Overcoming Data Inequality across Domains with Semi-Supervised Domain Generalization
This work addresses a domain-specific problem of data inequality for machine learning applications with limited labeled data, representing an incremental advancement in domain generalization methods.
The paper tackles the problem of data inequality across domains by addressing Semi-Supervised Domain Generalization (SSDG), where only one domain is labeled and others are unlabeled, and proposes ProUD, which outperforms baseline models on three benchmark datasets.
While there have been considerable advancements in machine learning driven by extensive datasets, a significant disparity still persists in the availability of data across various sources and populations. This inequality across domains poses challenges in modeling for those with limited data, which can lead to profound practical and ethical concerns.
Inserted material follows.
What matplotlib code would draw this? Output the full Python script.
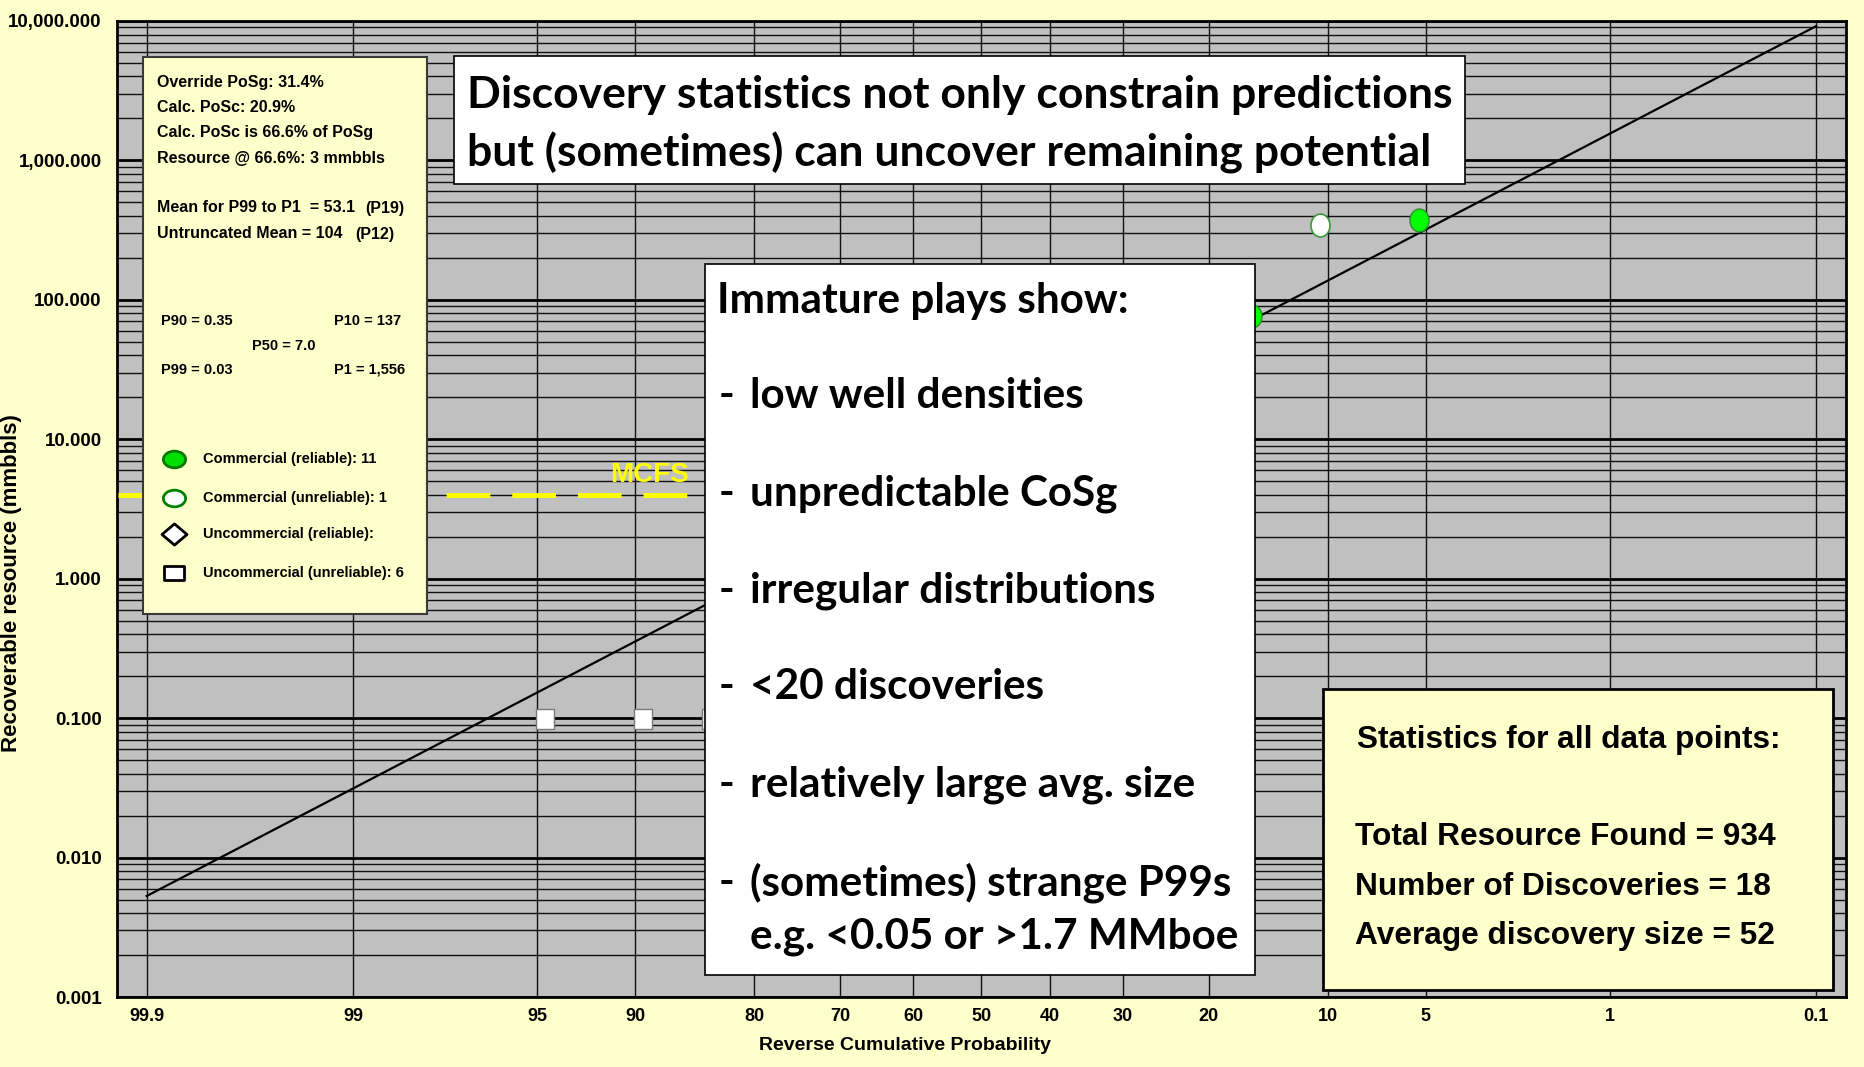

In this paper, we address a representative case of data inequality problem across domains termed Semi-Supervised Domain Generalization (SSDG), in which only one domain is labeled while the rest are unlabeled. We propose a novel algorithm, ProUD, which can effectively learn domain-invariant features via domain-aware prototypes along with progressive generalization via uncertainty-adaptive mixing of labeled and unlabeled domains. Our experiments on three different benchmark datasets demonstrate the effectiveness of ProUD, outperforming all baseline models including single domain generalization and semi-supervised learning. Source code will be released upon acceptance of the paper.